The Practical Gardener

Henry Ford dramatically changed the lives of Americans. He brought tourism and commuting to ordinary folks. He brought the assembly line to manufacturing. And you could argue that he created the need for artificial fertilizers.

One of Henry’s crowning achievements was a marketing scheme that was, at once, both inspired brilliance and evil genius. Ford offered this deal: Bring in your mule or your horse and trade it in for a new car. The heretofore beasts of city and farm were slaughtered by the hundred thousands. Ford suffered a short-term loss to create a multi-generational need for his product.

When America lost the horse, she also lost horse manure. In 1900, there were a hundred thousand horses in Manhattan alone. The daily mountain of manure was trucked outside the city to vegetable farmers, to be aged in piles before being applied to fields as fertilizer. This was about the only realistic way to get rid of the never-ending accumulation of waste. I’ve read descriptions of old truck farms that grew crops in soil several feet thick, built up by years of applications of composted manure. With Ford’s deal of the century, that daily mountain of manure disappeared, not just in cities, but all across America.

About a decade after the 18-month period in which Henry Ford traded cars for dog food, chemical fertilizers started showing up on farms. Given the absence of an unlimited supply of low-cost fertilizer, coupled with farm crops’ year-after-year drain of nutrients, an artificial fertilizer made all the sense in the world.

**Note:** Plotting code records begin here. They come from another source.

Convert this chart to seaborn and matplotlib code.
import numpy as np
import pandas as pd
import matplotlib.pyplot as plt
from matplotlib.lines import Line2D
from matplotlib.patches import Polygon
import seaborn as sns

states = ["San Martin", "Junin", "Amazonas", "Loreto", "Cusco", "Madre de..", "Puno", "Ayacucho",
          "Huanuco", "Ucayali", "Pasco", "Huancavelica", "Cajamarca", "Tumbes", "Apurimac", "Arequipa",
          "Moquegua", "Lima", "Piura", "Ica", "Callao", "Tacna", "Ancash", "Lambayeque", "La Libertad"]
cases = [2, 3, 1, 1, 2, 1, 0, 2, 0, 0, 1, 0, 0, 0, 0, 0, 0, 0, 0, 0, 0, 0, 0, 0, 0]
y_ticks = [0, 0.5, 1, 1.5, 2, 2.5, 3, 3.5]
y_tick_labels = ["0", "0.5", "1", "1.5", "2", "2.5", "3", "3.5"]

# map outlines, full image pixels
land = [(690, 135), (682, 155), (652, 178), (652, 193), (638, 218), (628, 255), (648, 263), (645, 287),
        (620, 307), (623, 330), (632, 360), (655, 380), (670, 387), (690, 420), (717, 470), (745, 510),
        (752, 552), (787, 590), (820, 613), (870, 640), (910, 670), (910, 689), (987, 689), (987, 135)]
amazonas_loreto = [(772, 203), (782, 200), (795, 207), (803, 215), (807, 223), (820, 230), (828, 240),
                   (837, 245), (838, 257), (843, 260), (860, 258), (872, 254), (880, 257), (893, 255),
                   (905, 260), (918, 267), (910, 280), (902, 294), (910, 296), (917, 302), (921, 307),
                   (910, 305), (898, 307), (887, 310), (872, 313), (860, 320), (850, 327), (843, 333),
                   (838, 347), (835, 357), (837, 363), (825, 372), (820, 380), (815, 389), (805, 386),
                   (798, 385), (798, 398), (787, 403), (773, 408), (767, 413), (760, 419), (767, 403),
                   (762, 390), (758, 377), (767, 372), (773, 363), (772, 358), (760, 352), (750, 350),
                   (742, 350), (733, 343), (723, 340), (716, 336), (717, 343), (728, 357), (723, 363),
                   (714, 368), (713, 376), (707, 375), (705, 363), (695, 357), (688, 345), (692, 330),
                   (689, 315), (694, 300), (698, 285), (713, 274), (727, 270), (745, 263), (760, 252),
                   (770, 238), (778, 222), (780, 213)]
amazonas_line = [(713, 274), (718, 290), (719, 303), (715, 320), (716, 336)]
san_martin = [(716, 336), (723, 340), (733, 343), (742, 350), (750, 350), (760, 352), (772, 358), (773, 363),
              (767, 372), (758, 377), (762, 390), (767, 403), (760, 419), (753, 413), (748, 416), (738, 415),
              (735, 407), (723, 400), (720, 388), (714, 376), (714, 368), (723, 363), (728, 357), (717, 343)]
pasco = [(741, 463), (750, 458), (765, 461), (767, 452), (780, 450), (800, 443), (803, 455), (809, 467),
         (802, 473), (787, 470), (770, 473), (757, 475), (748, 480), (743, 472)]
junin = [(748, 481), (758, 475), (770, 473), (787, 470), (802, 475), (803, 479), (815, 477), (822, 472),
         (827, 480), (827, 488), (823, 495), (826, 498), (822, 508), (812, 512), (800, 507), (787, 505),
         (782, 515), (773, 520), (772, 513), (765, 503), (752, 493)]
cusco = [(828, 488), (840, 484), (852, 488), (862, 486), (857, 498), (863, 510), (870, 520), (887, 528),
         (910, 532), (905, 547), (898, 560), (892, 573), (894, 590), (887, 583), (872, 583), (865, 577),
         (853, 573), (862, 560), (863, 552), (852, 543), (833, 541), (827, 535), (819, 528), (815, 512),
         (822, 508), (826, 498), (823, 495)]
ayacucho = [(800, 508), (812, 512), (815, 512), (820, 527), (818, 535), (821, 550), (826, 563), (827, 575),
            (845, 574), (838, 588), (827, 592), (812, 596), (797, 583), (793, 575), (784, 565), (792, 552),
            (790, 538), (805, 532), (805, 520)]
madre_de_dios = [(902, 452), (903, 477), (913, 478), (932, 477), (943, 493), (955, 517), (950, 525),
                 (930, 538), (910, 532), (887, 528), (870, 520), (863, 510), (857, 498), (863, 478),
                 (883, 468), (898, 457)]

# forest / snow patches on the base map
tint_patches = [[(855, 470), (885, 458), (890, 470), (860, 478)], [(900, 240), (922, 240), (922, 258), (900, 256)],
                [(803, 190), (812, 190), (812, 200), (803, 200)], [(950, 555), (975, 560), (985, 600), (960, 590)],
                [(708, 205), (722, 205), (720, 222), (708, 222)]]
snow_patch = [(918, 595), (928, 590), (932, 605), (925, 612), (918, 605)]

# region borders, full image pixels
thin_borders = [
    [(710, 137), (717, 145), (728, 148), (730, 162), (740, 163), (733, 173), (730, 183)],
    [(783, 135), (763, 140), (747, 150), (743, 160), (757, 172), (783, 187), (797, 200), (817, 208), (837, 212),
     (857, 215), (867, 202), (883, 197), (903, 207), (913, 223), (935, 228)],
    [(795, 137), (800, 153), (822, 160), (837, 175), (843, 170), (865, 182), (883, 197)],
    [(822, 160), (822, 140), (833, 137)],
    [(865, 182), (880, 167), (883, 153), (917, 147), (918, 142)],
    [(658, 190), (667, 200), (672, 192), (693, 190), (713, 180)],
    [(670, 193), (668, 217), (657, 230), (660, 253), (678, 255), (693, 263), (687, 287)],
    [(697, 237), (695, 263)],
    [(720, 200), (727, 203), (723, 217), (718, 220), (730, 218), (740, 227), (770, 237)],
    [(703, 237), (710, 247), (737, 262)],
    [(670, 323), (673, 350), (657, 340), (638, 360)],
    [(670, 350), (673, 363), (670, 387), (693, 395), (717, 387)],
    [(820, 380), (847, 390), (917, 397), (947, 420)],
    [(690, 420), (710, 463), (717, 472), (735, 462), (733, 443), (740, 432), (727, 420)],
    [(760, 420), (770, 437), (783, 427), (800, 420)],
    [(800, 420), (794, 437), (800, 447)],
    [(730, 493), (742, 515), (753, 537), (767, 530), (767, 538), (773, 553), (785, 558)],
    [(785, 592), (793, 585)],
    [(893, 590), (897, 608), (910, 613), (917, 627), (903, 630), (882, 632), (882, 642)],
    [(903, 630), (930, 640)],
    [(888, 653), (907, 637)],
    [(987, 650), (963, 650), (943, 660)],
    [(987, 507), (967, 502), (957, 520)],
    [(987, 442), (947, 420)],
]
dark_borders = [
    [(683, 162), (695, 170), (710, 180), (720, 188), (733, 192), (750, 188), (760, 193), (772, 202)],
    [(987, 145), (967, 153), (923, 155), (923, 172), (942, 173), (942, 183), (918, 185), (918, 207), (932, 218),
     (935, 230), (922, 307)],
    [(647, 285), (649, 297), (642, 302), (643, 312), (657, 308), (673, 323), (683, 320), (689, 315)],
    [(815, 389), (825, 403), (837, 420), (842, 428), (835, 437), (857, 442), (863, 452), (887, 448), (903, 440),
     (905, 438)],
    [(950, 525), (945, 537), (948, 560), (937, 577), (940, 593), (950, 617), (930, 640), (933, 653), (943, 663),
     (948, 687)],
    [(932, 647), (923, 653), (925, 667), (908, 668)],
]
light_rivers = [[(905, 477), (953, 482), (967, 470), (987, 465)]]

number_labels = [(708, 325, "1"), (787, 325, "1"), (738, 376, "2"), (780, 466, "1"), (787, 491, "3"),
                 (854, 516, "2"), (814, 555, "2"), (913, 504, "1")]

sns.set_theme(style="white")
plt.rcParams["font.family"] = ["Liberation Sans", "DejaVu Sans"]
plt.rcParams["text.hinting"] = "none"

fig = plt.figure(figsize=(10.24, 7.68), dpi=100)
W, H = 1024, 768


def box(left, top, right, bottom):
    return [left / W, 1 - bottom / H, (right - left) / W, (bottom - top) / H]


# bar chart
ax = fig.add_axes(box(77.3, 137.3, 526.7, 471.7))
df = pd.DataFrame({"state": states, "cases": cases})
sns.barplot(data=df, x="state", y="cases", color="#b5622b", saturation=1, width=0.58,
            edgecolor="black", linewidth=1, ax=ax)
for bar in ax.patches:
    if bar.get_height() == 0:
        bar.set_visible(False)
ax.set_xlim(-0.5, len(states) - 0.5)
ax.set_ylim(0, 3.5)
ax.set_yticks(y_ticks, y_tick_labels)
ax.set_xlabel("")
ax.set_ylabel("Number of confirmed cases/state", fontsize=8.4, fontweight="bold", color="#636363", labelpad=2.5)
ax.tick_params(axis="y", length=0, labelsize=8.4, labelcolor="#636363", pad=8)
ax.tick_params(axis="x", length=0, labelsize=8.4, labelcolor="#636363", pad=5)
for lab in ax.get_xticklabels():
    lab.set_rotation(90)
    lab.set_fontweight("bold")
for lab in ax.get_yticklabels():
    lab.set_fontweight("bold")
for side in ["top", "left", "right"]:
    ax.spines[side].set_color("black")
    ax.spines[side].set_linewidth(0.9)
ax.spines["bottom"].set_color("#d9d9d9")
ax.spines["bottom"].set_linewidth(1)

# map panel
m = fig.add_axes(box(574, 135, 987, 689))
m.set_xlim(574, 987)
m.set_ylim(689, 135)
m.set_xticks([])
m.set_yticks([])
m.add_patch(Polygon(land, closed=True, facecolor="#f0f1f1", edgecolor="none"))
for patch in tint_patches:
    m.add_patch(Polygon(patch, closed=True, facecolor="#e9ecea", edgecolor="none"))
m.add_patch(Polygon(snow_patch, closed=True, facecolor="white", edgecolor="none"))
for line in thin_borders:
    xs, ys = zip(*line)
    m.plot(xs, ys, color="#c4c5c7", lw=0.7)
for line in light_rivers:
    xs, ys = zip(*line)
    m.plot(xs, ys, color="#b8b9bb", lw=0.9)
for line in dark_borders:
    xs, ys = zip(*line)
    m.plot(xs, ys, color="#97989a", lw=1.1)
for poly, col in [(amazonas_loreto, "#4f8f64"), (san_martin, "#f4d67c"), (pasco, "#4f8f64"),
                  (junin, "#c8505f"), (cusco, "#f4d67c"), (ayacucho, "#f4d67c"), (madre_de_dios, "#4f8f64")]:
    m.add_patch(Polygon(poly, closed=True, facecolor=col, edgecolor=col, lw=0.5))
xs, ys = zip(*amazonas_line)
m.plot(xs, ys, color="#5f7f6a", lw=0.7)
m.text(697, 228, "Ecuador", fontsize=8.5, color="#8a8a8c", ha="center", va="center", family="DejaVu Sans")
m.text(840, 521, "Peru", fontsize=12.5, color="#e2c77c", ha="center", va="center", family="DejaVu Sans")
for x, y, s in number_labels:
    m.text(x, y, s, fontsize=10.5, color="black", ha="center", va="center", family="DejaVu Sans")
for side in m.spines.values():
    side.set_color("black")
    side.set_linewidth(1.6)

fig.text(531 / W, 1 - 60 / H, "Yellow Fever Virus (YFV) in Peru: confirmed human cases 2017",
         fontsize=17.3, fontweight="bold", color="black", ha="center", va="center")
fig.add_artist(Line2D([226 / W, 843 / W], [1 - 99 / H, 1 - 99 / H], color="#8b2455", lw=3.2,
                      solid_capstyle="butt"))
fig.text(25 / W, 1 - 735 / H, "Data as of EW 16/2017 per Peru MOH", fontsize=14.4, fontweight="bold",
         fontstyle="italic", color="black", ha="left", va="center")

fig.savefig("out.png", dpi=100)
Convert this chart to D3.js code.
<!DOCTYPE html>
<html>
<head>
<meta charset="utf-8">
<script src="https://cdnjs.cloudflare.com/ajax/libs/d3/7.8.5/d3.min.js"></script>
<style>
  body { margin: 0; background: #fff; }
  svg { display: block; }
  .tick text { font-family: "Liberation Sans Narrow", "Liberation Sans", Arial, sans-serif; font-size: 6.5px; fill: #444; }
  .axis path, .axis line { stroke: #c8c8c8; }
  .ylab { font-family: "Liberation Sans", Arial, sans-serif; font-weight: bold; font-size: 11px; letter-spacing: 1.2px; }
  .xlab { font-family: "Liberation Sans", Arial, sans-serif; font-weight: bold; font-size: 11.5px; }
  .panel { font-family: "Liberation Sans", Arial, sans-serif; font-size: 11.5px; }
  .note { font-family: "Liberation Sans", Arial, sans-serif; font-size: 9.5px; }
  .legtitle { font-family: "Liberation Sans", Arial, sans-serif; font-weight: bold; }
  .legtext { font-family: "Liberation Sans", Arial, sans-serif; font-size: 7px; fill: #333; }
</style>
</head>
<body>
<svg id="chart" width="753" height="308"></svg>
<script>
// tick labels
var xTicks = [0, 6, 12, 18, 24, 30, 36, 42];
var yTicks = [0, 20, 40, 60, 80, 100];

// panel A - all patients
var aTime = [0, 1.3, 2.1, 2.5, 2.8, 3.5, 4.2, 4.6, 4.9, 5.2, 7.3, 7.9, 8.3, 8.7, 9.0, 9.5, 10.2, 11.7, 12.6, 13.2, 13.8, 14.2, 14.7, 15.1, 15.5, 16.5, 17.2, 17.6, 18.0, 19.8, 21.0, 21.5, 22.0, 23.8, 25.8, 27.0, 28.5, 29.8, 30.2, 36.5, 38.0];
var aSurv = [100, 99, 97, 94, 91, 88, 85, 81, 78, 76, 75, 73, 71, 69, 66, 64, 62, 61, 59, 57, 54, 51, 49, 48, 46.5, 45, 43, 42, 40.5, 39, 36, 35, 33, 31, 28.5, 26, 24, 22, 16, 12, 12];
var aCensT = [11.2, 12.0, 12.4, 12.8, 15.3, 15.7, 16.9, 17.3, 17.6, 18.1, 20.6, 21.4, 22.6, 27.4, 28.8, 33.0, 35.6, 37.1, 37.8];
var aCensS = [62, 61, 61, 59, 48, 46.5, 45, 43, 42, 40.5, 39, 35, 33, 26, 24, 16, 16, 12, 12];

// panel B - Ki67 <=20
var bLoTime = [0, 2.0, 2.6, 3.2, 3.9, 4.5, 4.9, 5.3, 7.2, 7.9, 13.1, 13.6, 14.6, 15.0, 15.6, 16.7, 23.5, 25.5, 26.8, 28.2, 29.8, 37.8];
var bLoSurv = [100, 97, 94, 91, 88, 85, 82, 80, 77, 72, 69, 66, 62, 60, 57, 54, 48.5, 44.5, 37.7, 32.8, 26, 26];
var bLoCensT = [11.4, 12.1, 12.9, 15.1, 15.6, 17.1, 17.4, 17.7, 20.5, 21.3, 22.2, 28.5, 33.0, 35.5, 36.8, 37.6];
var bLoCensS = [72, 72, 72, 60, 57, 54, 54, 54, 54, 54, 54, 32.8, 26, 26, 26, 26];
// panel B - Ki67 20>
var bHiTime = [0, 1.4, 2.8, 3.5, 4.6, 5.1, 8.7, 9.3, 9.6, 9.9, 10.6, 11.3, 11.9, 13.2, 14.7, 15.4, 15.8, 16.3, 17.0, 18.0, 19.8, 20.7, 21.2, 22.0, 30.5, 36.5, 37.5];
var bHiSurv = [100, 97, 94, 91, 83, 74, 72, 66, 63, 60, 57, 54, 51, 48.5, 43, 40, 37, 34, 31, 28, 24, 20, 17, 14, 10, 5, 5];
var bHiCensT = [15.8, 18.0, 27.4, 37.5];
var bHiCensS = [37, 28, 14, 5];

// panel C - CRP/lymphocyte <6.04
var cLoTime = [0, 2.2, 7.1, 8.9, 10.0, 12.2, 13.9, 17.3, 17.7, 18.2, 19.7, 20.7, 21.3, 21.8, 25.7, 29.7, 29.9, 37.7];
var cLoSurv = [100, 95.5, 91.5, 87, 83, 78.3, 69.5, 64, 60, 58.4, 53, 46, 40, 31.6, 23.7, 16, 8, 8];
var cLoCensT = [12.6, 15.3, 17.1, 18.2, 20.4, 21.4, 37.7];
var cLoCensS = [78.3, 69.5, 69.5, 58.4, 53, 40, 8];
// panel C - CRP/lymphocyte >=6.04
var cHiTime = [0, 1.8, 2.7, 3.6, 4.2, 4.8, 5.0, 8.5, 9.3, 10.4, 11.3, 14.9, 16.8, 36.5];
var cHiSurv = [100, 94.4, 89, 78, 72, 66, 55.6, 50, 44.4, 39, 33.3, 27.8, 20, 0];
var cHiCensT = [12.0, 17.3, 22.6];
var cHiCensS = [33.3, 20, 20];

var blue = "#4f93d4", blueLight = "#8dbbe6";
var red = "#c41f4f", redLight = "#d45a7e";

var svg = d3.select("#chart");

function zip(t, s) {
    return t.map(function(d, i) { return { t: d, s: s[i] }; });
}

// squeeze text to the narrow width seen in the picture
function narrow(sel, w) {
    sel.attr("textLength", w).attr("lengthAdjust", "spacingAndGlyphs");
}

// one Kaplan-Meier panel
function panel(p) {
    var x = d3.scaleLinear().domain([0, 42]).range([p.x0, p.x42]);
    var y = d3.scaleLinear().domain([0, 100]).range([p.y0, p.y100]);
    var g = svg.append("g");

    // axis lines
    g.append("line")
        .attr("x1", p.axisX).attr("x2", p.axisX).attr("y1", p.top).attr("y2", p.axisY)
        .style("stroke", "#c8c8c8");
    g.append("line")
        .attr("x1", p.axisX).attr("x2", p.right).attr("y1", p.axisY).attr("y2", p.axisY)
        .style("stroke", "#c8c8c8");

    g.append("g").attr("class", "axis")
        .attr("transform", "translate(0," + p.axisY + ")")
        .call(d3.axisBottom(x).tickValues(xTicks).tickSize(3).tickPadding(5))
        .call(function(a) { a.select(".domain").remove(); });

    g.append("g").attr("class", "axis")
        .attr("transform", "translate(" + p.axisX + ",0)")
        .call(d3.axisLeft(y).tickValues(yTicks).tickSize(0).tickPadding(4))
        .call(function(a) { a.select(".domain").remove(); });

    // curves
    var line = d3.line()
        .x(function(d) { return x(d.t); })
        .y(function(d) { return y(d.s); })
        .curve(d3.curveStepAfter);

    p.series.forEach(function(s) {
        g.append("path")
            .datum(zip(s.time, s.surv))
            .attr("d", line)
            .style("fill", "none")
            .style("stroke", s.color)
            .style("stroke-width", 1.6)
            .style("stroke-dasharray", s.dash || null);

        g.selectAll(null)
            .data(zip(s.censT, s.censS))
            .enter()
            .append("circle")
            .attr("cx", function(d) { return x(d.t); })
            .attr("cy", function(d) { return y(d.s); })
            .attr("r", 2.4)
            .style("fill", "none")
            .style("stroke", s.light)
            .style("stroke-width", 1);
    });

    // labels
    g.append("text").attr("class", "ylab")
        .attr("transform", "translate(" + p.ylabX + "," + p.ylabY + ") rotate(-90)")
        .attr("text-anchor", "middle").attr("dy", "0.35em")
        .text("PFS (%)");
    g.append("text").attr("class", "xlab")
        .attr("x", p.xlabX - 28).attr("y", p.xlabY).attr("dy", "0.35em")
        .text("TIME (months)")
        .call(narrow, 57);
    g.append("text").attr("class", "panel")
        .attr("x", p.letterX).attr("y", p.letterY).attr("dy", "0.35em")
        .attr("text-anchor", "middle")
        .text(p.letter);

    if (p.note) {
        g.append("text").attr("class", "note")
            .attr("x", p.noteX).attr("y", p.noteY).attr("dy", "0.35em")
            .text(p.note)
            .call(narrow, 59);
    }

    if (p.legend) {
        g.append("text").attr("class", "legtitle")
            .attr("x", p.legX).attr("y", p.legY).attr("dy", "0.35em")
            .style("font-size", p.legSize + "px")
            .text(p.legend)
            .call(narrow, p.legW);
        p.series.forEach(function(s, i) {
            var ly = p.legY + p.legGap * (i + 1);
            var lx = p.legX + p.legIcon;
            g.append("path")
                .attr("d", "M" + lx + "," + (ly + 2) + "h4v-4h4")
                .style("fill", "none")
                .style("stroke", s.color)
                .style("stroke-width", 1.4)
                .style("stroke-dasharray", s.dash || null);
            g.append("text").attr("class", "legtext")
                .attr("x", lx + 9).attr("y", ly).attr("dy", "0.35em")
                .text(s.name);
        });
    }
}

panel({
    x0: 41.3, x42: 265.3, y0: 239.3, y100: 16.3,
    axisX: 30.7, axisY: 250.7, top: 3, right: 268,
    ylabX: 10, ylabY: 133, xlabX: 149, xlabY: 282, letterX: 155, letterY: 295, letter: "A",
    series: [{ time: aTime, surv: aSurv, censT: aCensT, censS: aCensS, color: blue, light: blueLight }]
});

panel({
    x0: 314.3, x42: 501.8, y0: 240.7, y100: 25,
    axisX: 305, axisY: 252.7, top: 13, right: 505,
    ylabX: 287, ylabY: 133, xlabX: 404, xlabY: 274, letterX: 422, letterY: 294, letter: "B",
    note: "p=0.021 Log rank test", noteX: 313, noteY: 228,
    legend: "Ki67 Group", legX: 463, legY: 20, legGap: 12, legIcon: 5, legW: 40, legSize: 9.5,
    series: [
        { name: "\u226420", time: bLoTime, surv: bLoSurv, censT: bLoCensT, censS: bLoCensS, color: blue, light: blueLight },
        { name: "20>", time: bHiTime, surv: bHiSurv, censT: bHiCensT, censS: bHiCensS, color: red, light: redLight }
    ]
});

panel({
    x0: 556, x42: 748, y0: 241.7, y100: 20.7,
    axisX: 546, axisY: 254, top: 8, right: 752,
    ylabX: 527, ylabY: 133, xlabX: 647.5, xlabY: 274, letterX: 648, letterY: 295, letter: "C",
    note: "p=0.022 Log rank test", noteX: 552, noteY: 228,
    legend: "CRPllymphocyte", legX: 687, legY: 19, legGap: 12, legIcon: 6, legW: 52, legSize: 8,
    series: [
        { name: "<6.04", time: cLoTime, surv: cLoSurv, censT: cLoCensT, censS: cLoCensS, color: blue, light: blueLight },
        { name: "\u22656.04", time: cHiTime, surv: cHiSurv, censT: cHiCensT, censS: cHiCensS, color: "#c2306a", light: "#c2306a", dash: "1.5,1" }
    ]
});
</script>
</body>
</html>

Chemical fertilizers, unlike synthetic pesticides, don’t taint produce with toxic residues. And for the most part, produce raised on chemical fertilizer isn’t toxic to humans. There are some downsides. Blind taste-test studies have demonstrated that chemically raised produce doesn’t always taste as good as organic produce. And chemically-fed crops have been shown to alter the vitamin and protein content of some crops. But the big problem is that chemical fertilizers are darn destructive to the soil.

The problem with using a little 10-10-10 is that it ignores the soil’s structural needs. In the natural world, plants grow and die; they lay on the ground as mulch, and then slowly decompose into humic matter (the lowest common denominator in organic matter). Each year, plant descendants repeat the cycle. It is a self-contained circle of fertility. If the plants look happy in an untouched setting, it isn’t an accident; it’s because they can satisfy their own needs in the soil, where they reside, die and rise up again.

As plants live and die, they feed themselves, but they do so by feeding the soil and its millions of microorganisms. The organisms break down the dead plants, turning them into organic matter, and in so doing, give soil its structure. Structure is what soil needs to retain water and to provide the habitat for microorganisms. When soil loses organic matter, it becomes structurally deficient. And without structure, the tiny inhabitants die (or the wrong ones flourish).

The first great failure in chemical fertilizers is that they remove the need for organic matter. Without organic matter, soil loses its structure and simply becomes a holding medium for crops. Without the structure that organic matter provides, soil looses its friability.

The second great failure in chemical fertilizer is its toxicity to microbial life. Chemical fertilizers are highly soluble. Some studies show that as little as 20 percent of the nutrients in chemical fertilizers are used by plants. The rest runs into the ground. The high acid content of artificial fertilizers creates a toxic flush that kills off microorganisms in the soil.

In the underground microscopic world, during the normal course of events, the bodies of dead microorganisms have their ecological function. After dying, the matter from their bodies is transformed into cementing material that binds tiny particles of rock and organic matter together to form soil crumbs. However, the acid content in chemical fertilizers dissolves this beneficial cementing material, further destroying the soil’s structure.

Additionally, various minerals and compounds, such as sodium, accumulate in the soil as chemical fertilizers pass through.

These changes turn the soil into a cement-like hardpan that is impervious to water.

Henry Ford took a short-term loss and created a long-term gain for the auto industry. But in so doing, he gave a huge boost to the chemical-fertilizer industry. The result was a short-term gain for them and a long-term loss for agriculture.

So what does it take to rebuild your garden’s soil structure? Take a short-term loss: Invest some labor and resources to add organic matter, and you will reap the long-term benefits of improved water retention and better-tasting crops.